SOURCE EXCERPT.
○ ○ ○
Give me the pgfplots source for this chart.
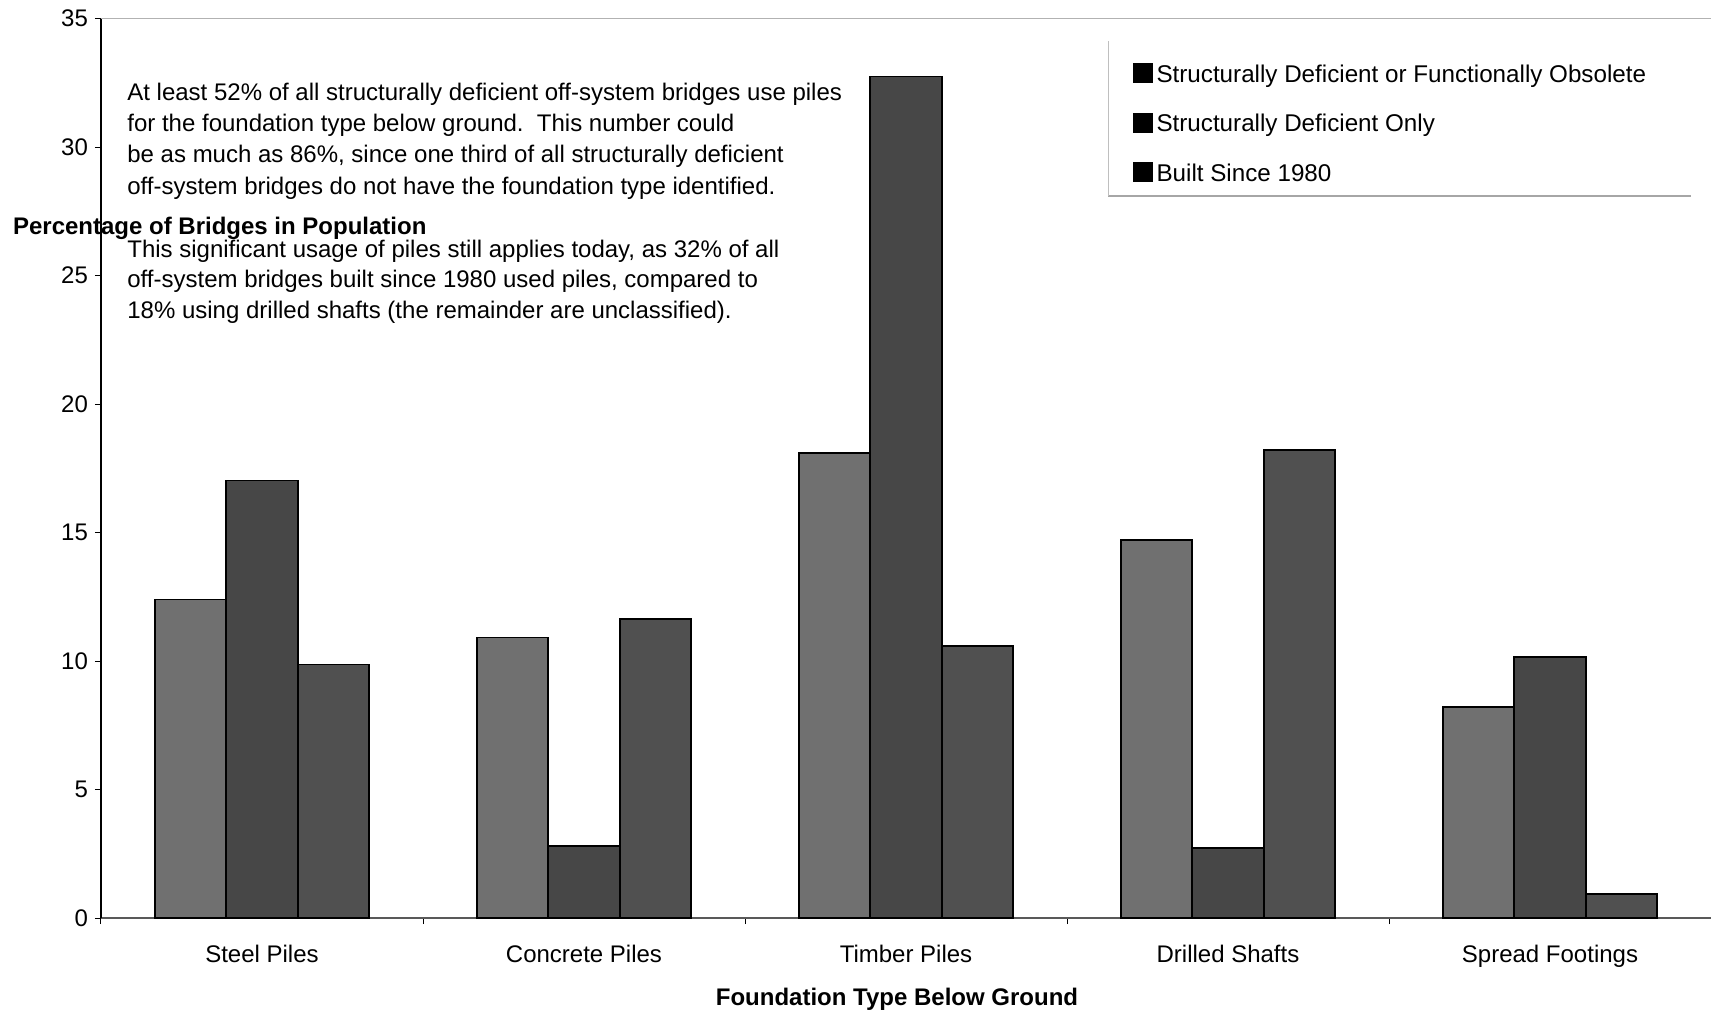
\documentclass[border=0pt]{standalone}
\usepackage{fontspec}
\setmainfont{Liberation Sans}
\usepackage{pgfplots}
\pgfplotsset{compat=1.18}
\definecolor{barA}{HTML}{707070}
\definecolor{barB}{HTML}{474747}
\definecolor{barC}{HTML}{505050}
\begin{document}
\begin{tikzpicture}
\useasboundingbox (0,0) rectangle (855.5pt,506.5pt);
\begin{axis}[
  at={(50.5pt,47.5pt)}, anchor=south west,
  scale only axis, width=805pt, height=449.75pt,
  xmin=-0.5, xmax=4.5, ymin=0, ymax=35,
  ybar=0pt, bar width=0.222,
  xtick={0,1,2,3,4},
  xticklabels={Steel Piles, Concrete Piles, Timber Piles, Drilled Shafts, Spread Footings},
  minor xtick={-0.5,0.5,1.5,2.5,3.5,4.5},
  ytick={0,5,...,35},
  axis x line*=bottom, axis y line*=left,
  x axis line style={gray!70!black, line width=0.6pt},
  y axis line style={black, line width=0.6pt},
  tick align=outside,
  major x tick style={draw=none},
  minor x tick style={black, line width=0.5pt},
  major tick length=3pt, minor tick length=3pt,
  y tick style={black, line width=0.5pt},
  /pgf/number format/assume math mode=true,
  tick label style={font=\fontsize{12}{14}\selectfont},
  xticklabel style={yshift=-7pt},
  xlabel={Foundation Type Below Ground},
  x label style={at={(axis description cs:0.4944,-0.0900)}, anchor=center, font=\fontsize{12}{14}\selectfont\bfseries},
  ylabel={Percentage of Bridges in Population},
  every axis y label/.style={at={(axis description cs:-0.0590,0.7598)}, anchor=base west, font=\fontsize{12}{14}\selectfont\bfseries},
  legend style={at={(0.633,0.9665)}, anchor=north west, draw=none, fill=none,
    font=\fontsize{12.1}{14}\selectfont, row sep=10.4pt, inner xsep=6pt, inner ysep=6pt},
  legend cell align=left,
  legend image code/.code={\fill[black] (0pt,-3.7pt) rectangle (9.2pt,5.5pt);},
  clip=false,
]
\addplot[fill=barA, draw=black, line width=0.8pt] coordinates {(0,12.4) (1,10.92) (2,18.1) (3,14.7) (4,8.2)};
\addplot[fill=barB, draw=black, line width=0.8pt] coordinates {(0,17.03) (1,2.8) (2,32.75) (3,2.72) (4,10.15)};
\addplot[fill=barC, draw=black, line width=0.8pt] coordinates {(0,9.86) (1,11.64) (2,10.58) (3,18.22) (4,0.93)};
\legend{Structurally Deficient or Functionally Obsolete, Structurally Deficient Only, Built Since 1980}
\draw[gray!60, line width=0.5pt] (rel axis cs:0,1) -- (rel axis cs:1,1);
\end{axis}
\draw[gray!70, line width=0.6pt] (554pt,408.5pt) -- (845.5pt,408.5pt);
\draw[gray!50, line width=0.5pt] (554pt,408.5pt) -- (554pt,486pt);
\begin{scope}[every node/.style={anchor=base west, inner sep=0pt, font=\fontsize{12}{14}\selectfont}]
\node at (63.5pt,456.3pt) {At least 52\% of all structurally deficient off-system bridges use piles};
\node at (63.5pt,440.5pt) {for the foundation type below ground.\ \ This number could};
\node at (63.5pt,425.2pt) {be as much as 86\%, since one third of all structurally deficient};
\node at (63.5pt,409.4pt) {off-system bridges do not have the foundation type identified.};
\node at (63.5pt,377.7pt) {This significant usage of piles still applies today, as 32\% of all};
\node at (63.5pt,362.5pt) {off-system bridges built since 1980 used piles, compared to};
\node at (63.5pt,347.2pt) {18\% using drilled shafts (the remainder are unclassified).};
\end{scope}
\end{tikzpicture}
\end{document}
○ ○ ○
WORK TO DO. Leaving the pictures aside, transcribe the entire listing exactly.

SOLUTION TO THE PROBLEM.
Give me the pgfplots source for this chart.
\documentclass[border=0pt]{standalone}
\usepackage{fontspec}
\setmainfont{Liberation Sans}
\usepackage{pgfplots}
\pgfplotsset{compat=1.18}
\definecolor{barA}{HTML}{707070}
\definecolor{barB}{HTML}{474747}
\definecolor{barC}{HTML}{505050}
\begin{document}
\begin{tikzpicture}
\useasboundingbox (0,0) rectangle (855.5pt,506.5pt);
\begin{axis}[
  at={(50.5pt,47.5pt)}, anchor=south west,
  scale only axis, width=805pt, height=449.75pt,
  xmin=-0.5, xmax=4.5, ymin=0, ymax=35,
  ybar=0pt, bar width=0.222,
  xtick={0,1,2,3,4},
  xticklabels={Steel Piles, Concrete Piles, Timber Piles, Drilled Shafts, Spread Footings},
  minor xtick={-0.5,0.5,1.5,2.5,3.5,4.5},
  ytick={0,5,...,35},
  axis x line*=bottom, axis y line*=left,
  x axis line style={gray!70!black, line width=0.6pt},
  y axis line style={black, line width=0.6pt},
  tick align=outside,
  major x tick style={draw=none},
  minor x tick style={black, line width=0.5pt},
  major tick length=3pt, minor tick length=3pt,
  y tick style={black, line width=0.5pt},
  /pgf/number format/assume math mode=true,
  tick label style={font=\fontsize{12}{14}\selectfont},
  xticklabel style={yshift=-7pt},
  xlabel={Foundation Type Below Ground},
  x label style={at={(axis description cs:0.4944,-0.0900)}, anchor=center, font=\fontsize{12}{14}\selectfont\bfseries},
  ylabel={Percentage of Bridges in Population},
  every axis y label/.style={at={(axis description cs:-0.0590,0.7598)}, anchor=base west, font=\fontsize{12}{14}\selectfont\bfseries},
  legend style={at={(0.633,0.9665)}, anchor=north west, draw=none, fill=none,
    font=\fontsize{12.1}{14}\selectfont, row sep=10.4pt, inner xsep=6pt, inner ysep=6pt},
  legend cell align=left,
  legend image code/.code={\fill[black] (0pt,-3.7pt) rectangle (9.2pt,5.5pt);},
  clip=false,
]
\addplot[fill=barA, draw=black, line width=0.8pt] coordinates {(0,12.4) (1,10.92) (2,18.1) (3,14.7) (4,8.2)};
\addplot[fill=barB, draw=black, line width=0.8pt] coordinates {(0,17.03) (1,2.8) (2,32.75) (3,2.72) (4,10.15)};
\addplot[fill=barC, draw=black, line width=0.8pt] coordinates {(0,9.86) (1,11.64) (2,10.58) (3,18.22) (4,0.93)};
\legend{Structurally Deficient or Functionally Obsolete, Structurally Deficient Only, Built Since 1980}
\draw[gray!60, line width=0.5pt] (rel axis cs:0,1) -- (rel axis cs:1,1);
\end{axis}
\draw[gray!70, line width=0.6pt] (554pt,408.5pt) -- (845.5pt,408.5pt);
\draw[gray!50, line width=0.5pt] (554pt,408.5pt) -- (554pt,486pt);
\begin{scope}[every node/.style={anchor=base west, inner sep=0pt, font=\fontsize{12}{14}\selectfont}]
\node at (63.5pt,456.3pt) {At least 52\% of all structurally deficient off-system bridges use piles};
\node at (63.5pt,440.5pt) {for the foundation type below ground.\ \ This number could};
\node at (63.5pt,425.2pt) {be as much as 86\%, since one third of all structurally deficient};
\node at (63.5pt,409.4pt) {off-system bridges do not have the foundation type identified.};
\node at (63.5pt,377.7pt) {This significant usage of piles still applies today, as 32\% of all};
\node at (63.5pt,362.5pt) {off-system bridges built since 1980 used piles, compared to};
\node at (63.5pt,347.2pt) {18\% using drilled shafts (the remainder are unclassified).};
\end{scope}
\end{tikzpicture}
\end{document}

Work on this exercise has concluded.